Karina Grisse
Akademisches Viertel am 29. Oktober 2025 mit Karina Grisse
Generative KI und das Urheberrecht – eine schwierige Beziehung
Die Herausforderung:
Generative KI und das Urheberrecht stehen in einer spannungsreichen Beziehung. Im Urheberrecht geht es um die Frage, wer ein Werk geschaffen hat und wer über es verfügen darf. Generative KI irritiert diese hergebrachte Vorstellung. Denn damit KI funktioniert, muss sie mit sehr vielen bestehenden, in der Regel urheberrechtlich geschützten Werken „trainiert“ werden. Zugleich entsteht beim Gebrauch der Systeme neuer Inhalt, der an bekannte Werke erinnern kann, ihnen sehr nahekommt oder auch mehrere Werke kombiniert. Hier stellt sich die Frage, wo genau die urheberrechtlich relevante „rote Linie“ liegt und wer Rechte geltend machen kann.
Aus dem Vortrag:
Im Zentrum steht der klassische Rechtsbegriff des Werks als persönlicher, geistiger Schöpfung. Das Gesetz richtet den Blick in erster Linie auf das Verhältnis zwischen Urheber und Werk. Es soll vor unberechtigter Nutzung und Raub schützen sowie eine angemessene Vergütung gewährleisten. Der Aufwand, der in ein Werk eingeflossen ist, spielt für den Schutzumfang keine Rolle.
Bei generativer KI werden auf der Ebene der Trainingsdaten unzählige Werke einbezogen, ohne dass erkennbar bleibt, welche Spuren im Modell fortwirken. Auf der Ebene des Modells stellt sich die Frage, ob das trainierte System selbst eine Urheberrechtsverletzung darstellen kann, wenn es in der Lage ist, Trainingsmaterial zu imitieren oder gar zu reproduzieren. Auf der Ebene des Outputs wird diskutiert, ob und unter welchen Voraussetzungen ein KI-erzeugter Text oder ein KI-generiertes Bild selbst auch als neue Werke gelten können oder nur als Ableitungen aus den Datenbeständen zu begreifen sind. Hinzu kommt die Urheberrechtsfrage mit Blick auf Prompts. Können letztere urheberrechtlich geschützt sein? Wenn Menschen Anweisungen geben, Stile und Motive wählen und so die Systeme damit in eine bestimmte Richtung führen, muss diskutiert werden, ob im Prompt bereits eine eigene geistige Schöpfung liegt oder ob der entscheidende kreative Anteil beim Modell gesehen wird.
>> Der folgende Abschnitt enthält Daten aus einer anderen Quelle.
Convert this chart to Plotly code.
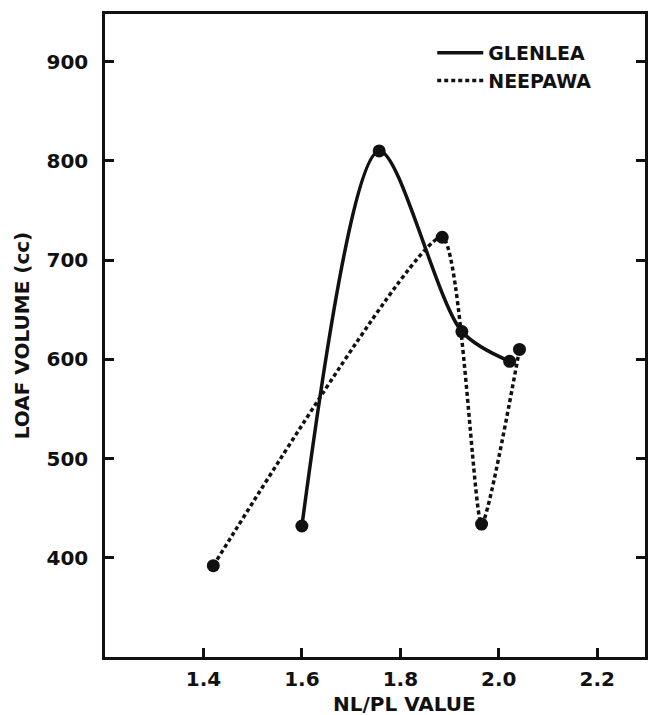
import plotly.graph_objects as go

# Data
glenlea_x = [1.60, 1.757, 1.925, 2.022]
glenlea_y = [432, 810, 628, 598]
neepawa_x = [1.42, 1.885, 1.965, 2.042]
neepawa_y = [392, 723, 434, 610]

x_ticks = [1.4, 1.6, 1.8, 2.0, 2.2]
x_ticklabels = ["1.4", "1.6", "1.8", "2.0", "2.2"]
y_ticks = [400, 500, 600, 700, 800, 900]
y_ticklabels = ["400", "500", "600", "700", "800", "900"]

FONT = "DejaVu Sans"
BLACK = "#111111"

fig = go.Figure()

fig.add_trace(go.Scatter(
    x=glenlea_x, y=glenlea_y, mode="lines", name="GLENLEA",
    line=dict(color=BLACK, width=3.5, shape="spline", smoothing=0.85),
))
fig.add_trace(go.Scatter(
    x=neepawa_x, y=neepawa_y, mode="lines", name="NEEPAWA",
    line=dict(color=BLACK, width=3.5, dash="4px,3px", shape="spline", smoothing=0.5),
))
fig.add_trace(go.Scatter(
    x=glenlea_x + neepawa_x, y=glenlea_y + neepawa_y, mode="markers",
    showlegend=False, marker=dict(color=BLACK, size=13),
))

fig.add_annotation(
    text="NL/PL VALUE", xref="paper", yref="paper", x=0.554, y=0,
    xanchor="center", yanchor="middle", yshift=-47, showarrow=False,
    font=dict(family=FONT, size=20, color=BLACK, weight="bold"),
)

fig.update_layout(
    width=649, height=715,
    margin=dict(l=105, r=1, t=14, b=58),
    paper_bgcolor="white", plot_bgcolor="white",
    font=dict(family=FONT, color=BLACK, size=19, weight="bold"),
    legend=dict(
        x=0.606, y=0.969, xanchor="left", yanchor="top",
        font=dict(family=FONT, size=19, color=BLACK, weight="bold"),
        bgcolor="rgba(0,0,0,0)", tracegroupgap=0, itemwidth=46,
    ),
    xaxis=dict(
        range=[1.2, 2.297], tickvals=x_ticks, ticktext=x_ticklabels,
        showgrid=False, zeroline=False, showline=True, linecolor=BLACK, linewidth=2.5,
        mirror=True, ticks="inside", ticklen=9, tickwidth=2.5, tickcolor=BLACK,
        ticklabelstandoff=2,
        tickfont=dict(family=FONT, size=20, color=BLACK, weight="bold"),
    ),
    yaxis=dict(
        range=[300, 948], tickvals=y_ticks, ticktext=y_ticklabels,
        showgrid=False, zeroline=False, showline=True, linecolor=BLACK, linewidth=2.5,
        mirror="ticks", ticks="inside", ticklen=9, tickwidth=2.5, tickcolor=BLACK,
        ticklabelstandoff=10,
        tickfont=dict(family=FONT, size=20, color=BLACK, weight="bold"),
        title=dict(text="LOAF VOLUME (cc)", standoff=12,
                   font=dict(family=FONT, size=20, color=BLACK, weight="bold")),
    ),
)

fig.write_html("out.html")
Ein weiteres Problemfeld bilden Modelle, die längst mit umfangreichen Datensätzen trainiert sind. Rückwirkend gegen diese Datennutzung vorzugehen, ist schwer, zumal viele Anbieter in anderen Rechtsordnungen ansässig sind. Offen bleibt, ob eher staatliche Instanzen tätig werden sollen oder ob es bei Klagen einzelner Urheber bleibt.
Perspektiven:
Generative KI fordert das Nachdenken darüber heraus, was wir als kreative Schöpfung und Autorschaft verstehen wollen – und wie wir diese urheberrechtlich schützen. Juristisch und politisch geht es darum, das Zusammenspiel von Daten, Modell, Prompt und Output zu ordnen. Überdies stellt sich die Frage, wie Urheber angemessen beteiligt werden können, wenn ihre Werke im Training eine Rolle gespielt haben. Zugleich müssen die klassischen Ziele des Urheberrechts weiter mitgedacht werden. Es soll die schöpferische Leistung von Menschen schützen. Die schwierige Beziehung zwischen generativer KI und Urheberrecht besteht genau darin, diese Ziele unter neuen, herausfordernden Bedingungen sachgemäß zu definieren.